If Insides is a bright, hook-laden concoction, Greene has not, however, been totally immune to the shadows that percolate the post-Burial scene. Indeed, the latter's recent forays into disco- and trance-informed territories on EPs like Rival Dealer and the morose post-techno of Actress and early Vessel are what spring most immediately to mind on the epic 10-minute 'Lately', as mournful synths and barely perceptible phantomatic voices swirl around a persistent minimal beat or during the title track's stripped down, droning and fog-laden slog. Most of Insides will make you want to dance, and there's is none of William Bevan's acute melancholia, but at times this is still music that works just as well listened to on a lonely night bus ride home at 4am as it does whilst dancing around your living room (I'm hoping I'm not that I'm not the only who does this when cleaning). You can't escape the night.
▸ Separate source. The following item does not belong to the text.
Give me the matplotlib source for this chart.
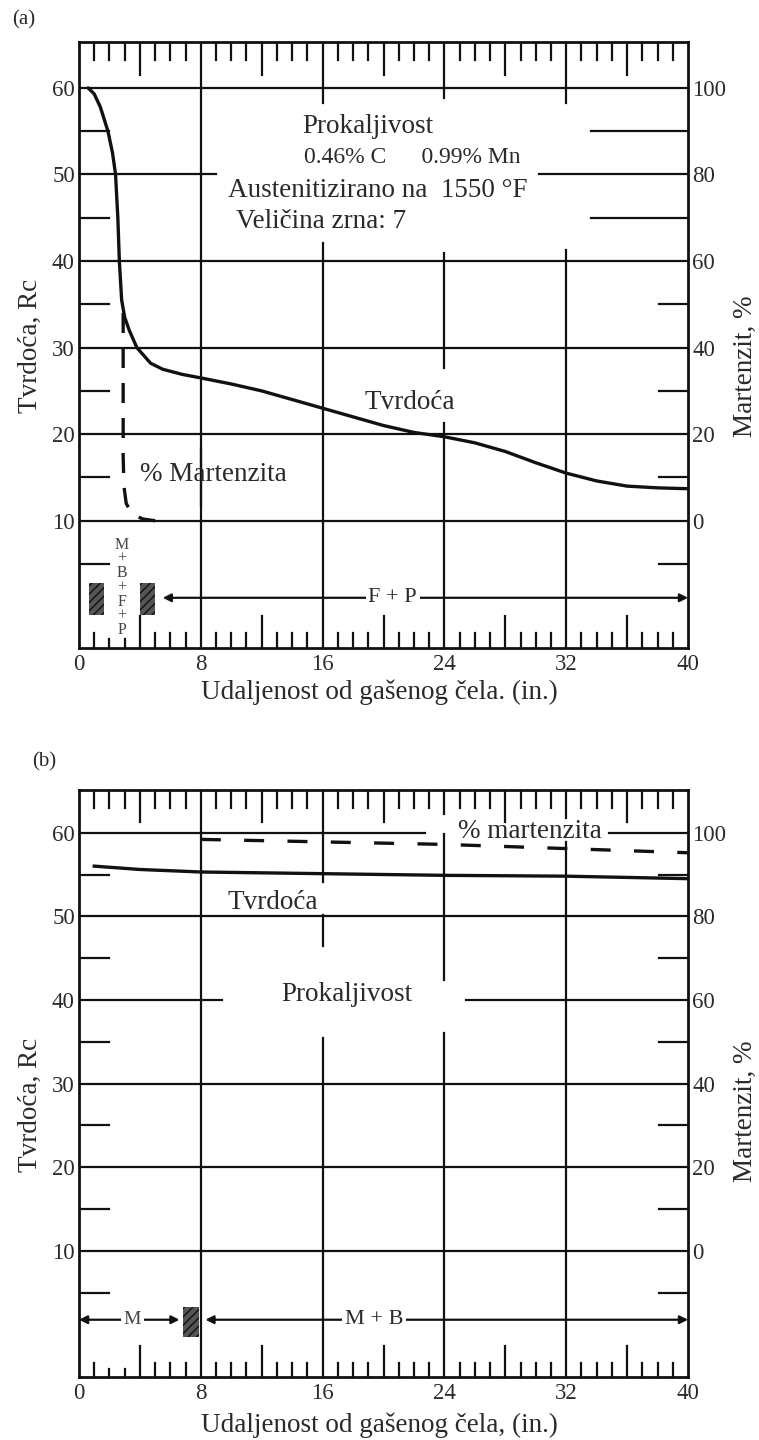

If that makes Insides sound doggedly frenzied, well, it is a bit. Maybe Greene has been listening to too many of dance music's increasingly disparate strands, but the house vibe is the one that ultimately triumphs on 'Folle' and 'Not A Word'. Indeed, the album's biggest flaw is not its hidden shades, but the fact that at times Fort Romeau sticks too doggedly to what he knows, meaning some tracks peter out rather unremarkably. Still, as an encapsulation of a night out shaking and swaying on a futuristic dancefloor, Insides mostly works pretty damn well, and will certainly appeal to fans yearning for the good times hinted at all those years ago.